> [Data excerpt]:
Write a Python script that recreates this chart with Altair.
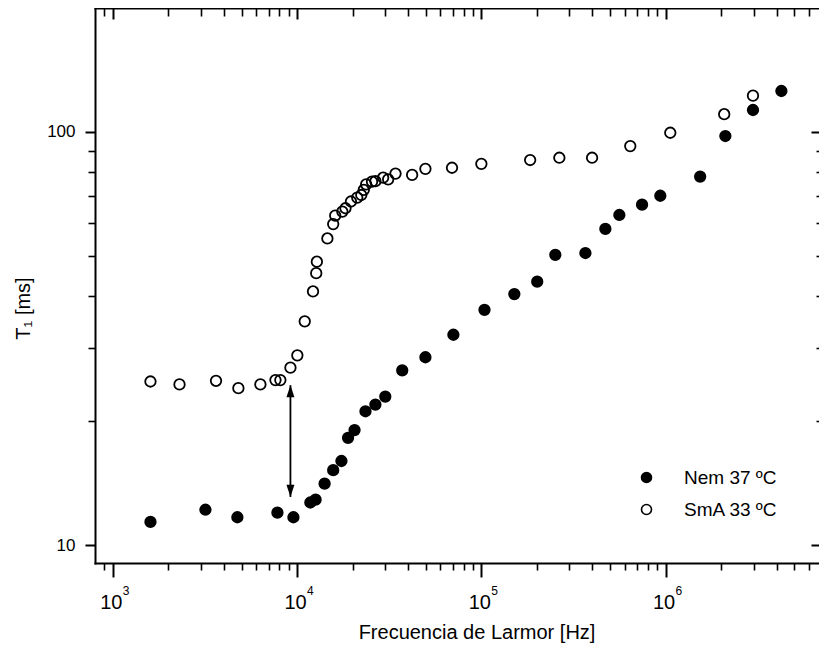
import altair as alt
import pandas as pd

# ---------------- data ----------------
series_names = ["Nem 37 ºC", "SmA 33 ºC"]

nem_f = [1600, 3180, 4740, 7820, 9550, 11800, 12600, 14100, 15700, 17400,
         18900, 20500, 23500, 26600, 30100, 37200, 49700, 70500, 104000, 151000,
         201000, 252000, 367000, 471000, 561000, 745000, 936000, 1540000, 2110000,
         2980000, 4250000]
nem_t = [11.4, 12.2, 11.7, 12.0, 11.7, 12.7, 12.9, 14.1, 15.2, 16.0,
         18.2, 19.0, 21.1, 21.9, 22.9, 26.5, 28.5, 32.3, 37.1, 40.5,
         43.4, 50.4, 50.9, 58.2, 62.9, 66.6, 70.0, 77.9, 97.6,
         112.8, 125.4]

sma_f = [1600, 2300, 3630, 4800, 6320, 7630, 8110, 9200, 10030, 11000,
         12200, 12700, 12800, 14600, 15700, 16100, 17600, 18300, 19600, 21200,
         22300, 23000, 23700, 25500, 26600, 29300, 31200, 34200, 42100, 49700,
         69300, 100000, 184000, 265000, 399000, 643000, 1060000, 2080000, 2980000]
sma_t = [24.9, 24.5, 25.0, 24.0, 24.5, 25.1, 25.1, 26.9, 28.8, 34.8,
         41.1, 45.5, 48.5, 55.2, 59.8, 62.7, 64.1, 65.3, 67.8, 69.3,
         70.3, 72.3, 74.6, 75.7, 75.9, 77.4, 76.7, 79.2, 78.6, 81.3,
         81.8, 83.6, 85.4, 86.5, 86.5, 92.3, 99.4, 110.2, 122.2]

arrow_f = [9200]
arrow_top = [24.4]
arrow_bottom = [13.1]

x_major = [1e3, 1e4, 1e5, 1e6]
x_exponents = ["3", "4", "5", "6"]
x_minor = [900] + [k * 10 ** e for e in (3, 4, 5) for k in range(2, 10)] + [k * 1e6 for k in range(2, 7)]
y_major = [10, 100]
y_minor = [20, 30, 40, 50, 60, 70, 80, 90]

x_domain = [800, 6.8e6]
y_domain = [9.07, 199]

x_title = "Frecuencia de Larmor [Hz]"
y_title = "T₁ [ms]"

FONT = "Liberation Sans"
W, H = 724, 555

# ---------------- tables ----------------
pts = pd.DataFrame({
    "f": nem_f + sma_f,
    "T": nem_t + sma_t,
    "series": [series_names[0]] * len(nem_f) + [series_names[1]] * len(sma_f),
})
arrow_df = pd.DataFrame({"f": arrow_f, "top": arrow_top, "bottom": arrow_bottom})
exp_df = pd.DataFrame({"f": x_major, "exp": x_exponents})

xs = alt.Scale(type="log", domain=x_domain, nice=False)
ys = alt.Scale(type="log", domain=y_domain, nice=False)


def axis_layer(xaxis, yaxis):
    return alt.Chart(pts).mark_point(opacity=0).encode(
        x=alt.X("f:Q", scale=xs, axis=xaxis),
        y=alt.Y("T:Q", scale=ys, axis=yaxis),
    )


common = dict(grid=False, tickColor="black")
no_domain = dict(domain=False, **common)
frame = dict(domain=True, domainColor="black", domainWidth=2, domainCap="square", **common)

bottom_major = alt.Axis(
    orient="bottom", values=x_major, labelExpr="'10'", tickSize=14, tickWidth=2,
    labelFont=FONT, labelFontSize=20, labelColor="black", labelPadding=31,
    labelBaseline="alphabetic", labelAlign="center", labelOffset=-2,
    labelOverlap=False, labelFlush=False,
    title=x_title, titleFont=FONT, titleFontSize=20, titleFontWeight="normal",
    titleColor="black", titleX=381.5, titleY=75.5, titleBaseline="alphabetic",
    titleAlign="center", **no_domain)
left_major = alt.Axis(
    orient="left", values=y_major, format="d", tickSize=10, tickWidth=2,
    labelFont=FONT, labelFontSize=17, labelColor="black", labelPadding=10,
    labelOverlap=False, labelFlush=False,
    title=y_title, titleFont=FONT, titleFontSize=20, titleFontWeight="normal",
    titleColor="black", titleX=-66, titleY=300, titleAngle=270,
    titleBaseline="alphabetic", titleAlign="center", **no_domain)
bottom_minor = alt.Axis(orient="bottom", values=x_minor, labels=False, tickSize=7,
                        tickWidth=1.6, title=None, **frame)
left_minor = alt.Axis(orient="left", values=y_minor, labels=False, tickSize=7,
                      tickWidth=1.6, title=None, **frame)
top_major = alt.Axis(orient="top", values=x_major, labels=False, tickSize=11, offset=-11,
                     tickWidth=2, title=None, **no_domain)
right_major = alt.Axis(orient="right", values=y_major, labels=False, tickSize=8, offset=-8,
                       tickWidth=2, title=None, **no_domain)
top_minor = alt.Axis(orient="top", values=x_minor, labels=False, tickSize=8, offset=-8,
                     tickWidth=1.6, title=None, **no_domain)
right_minor = alt.Axis(orient="right", values=y_minor, labels=False, tickSize=3, offset=-3,
                       tickWidth=1.6, title=None, **no_domain)
top_line = alt.Axis(orient="top", values=x_major, labels=False, ticks=False,
                    title=None, **frame)

ax1 = axis_layer(bottom_major, left_major)
ax2 = axis_layer(bottom_minor, left_minor)
ax3 = axis_layer(top_major, right_major)
ax4 = axis_layer(top_minor, right_minor)
ax5 = alt.Chart(pts).mark_point(opacity=0).encode(
    x=alt.X("f:Q", scale=xs, axis=top_line),
    y=alt.Y("T:Q", scale=ys, axis=None),
)

points = alt.Chart(pts).mark_point(
    filled=True, shape="circle", size=110, stroke="black", strokeWidth=1.8, opacity=1
).encode(
    x=alt.X("f:Q", scale=xs, axis=None),
    y=alt.Y("T:Q", scale=ys, axis=None),
    fill=alt.Fill("series:N",
                  scale=alt.Scale(domain=series_names, range=["black", "transparent"]),
                  legend=alt.Legend(title=None, orient="none", legendX=542, legendY=460,
                                    symbolType="circle", symbolSize=100,
                                    symbolStrokeColor="black", symbolStrokeWidth=1.6,
                                    labelFont=FONT, labelFontSize=19, labelColor="black",
                                    labelOffset=28, rowPadding=12, padding=0)),
)

rule = alt.Chart(arrow_df).mark_rule(color="black", strokeWidth=1.8).encode(
    x=alt.X("f:Q", scale=xs, axis=None),
    y=alt.Y("top:Q", scale=ys, axis=None),
    y2="bottom:Q",
)
head_up = alt.Chart(arrow_df).mark_point(
    shape="M0,-1L0.65,1L-0.65,1Z", filled=True, color="black", size=150, opacity=1, yOffset=6
).encode(x=alt.X("f:Q", scale=xs, axis=None), y=alt.Y("top:Q", scale=ys, axis=None))
head_down = alt.Chart(arrow_df).mark_point(
    shape="M0,1L0.65,-1L-0.65,-1Z", filled=True, color="black", size=150, opacity=1, yOffset=-6
).encode(x=alt.X("f:Q", scale=xs, axis=None), y=alt.Y("bottom:Q", scale=ys, axis=None))

exps = alt.Chart(exp_df).mark_text(
    align="left", baseline="alphabetic", dx=10, font=FONT, fontSize=12, color="black"
).encode(
    x=alt.X("f:Q", scale=xs, axis=None),
    y=alt.value(H + 32),
    text="exp:N",
)

chart = alt.layer(ax1, ax2, ax3, ax4, ax5, points, rule, head_up, head_down, exps).resolve_axis(
    x="independent", y="independent"
).properties(
    width=W, height=H,
    autosize=alt.AutoSizeParams(type="none"),
    padding={"left": 87, "top": 0, "right": 0, "bottom": 85},
    background="white",
).configure_view(stroke=None)

chart.save("out.html", embed_options={"renderer": "svg", "actions": False})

> [Written problem]:
Give again, exactly, the lines from the start of the data through the one holding "arrow_bottom = [13.1]"; omit the pictures.

> [Response to the task]:
Write a Python script that recreates this chart with Altair.
import altair as alt
import pandas as pd

# ---------------- data ----------------
series_names = ["Nem 37 ºC", "SmA 33 ºC"]

nem_f = [1600, 3180, 4740, 7820, 9550, 11800, 12600, 14100, 15700, 17400,
         18900, 20500, 23500, 26600, 30100, 37200, 49700, 70500, 104000, 151000,
         201000, 252000, 367000, 471000, 561000, 745000, 936000, 1540000, 2110000,
         2980000, 4250000]
nem_t = [11.4, 12.2, 11.7, 12.0, 11.7, 12.7, 12.9, 14.1, 15.2, 16.0,
         18.2, 19.0, 21.1, 21.9, 22.9, 26.5, 28.5, 32.3, 37.1, 40.5,
         43.4, 50.4, 50.9, 58.2, 62.9, 66.6, 70.0, 77.9, 97.6,
         112.8, 125.4]

sma_f = [1600, 2300, 3630, 4800, 6320, 7630, 8110, 9200, 10030, 11000,
         12200, 12700, 12800, 14600, 15700, 16100, 17600, 18300, 19600, 21200,
         22300, 23000, 23700, 25500, 26600, 29300, 31200, 34200, 42100, 49700,
         69300, 100000, 184000, 265000, 399000, 643000, 1060000, 2080000, 2980000]
sma_t = [24.9, 24.5, 25.0, 24.0, 24.5, 25.1, 25.1, 26.9, 28.8, 34.8,
         41.1, 45.5, 48.5, 55.2, 59.8, 62.7, 64.1, 65.3, 67.8, 69.3,
         70.3, 72.3, 74.6, 75.7, 75.9, 77.4, 76.7, 79.2, 78.6, 81.3,
         81.8, 83.6, 85.4, 86.5, 86.5, 92.3, 99.4, 110.2, 122.2]

arrow_f = [9200]
arrow_top = [24.4]
arrow_bottom = [13.1]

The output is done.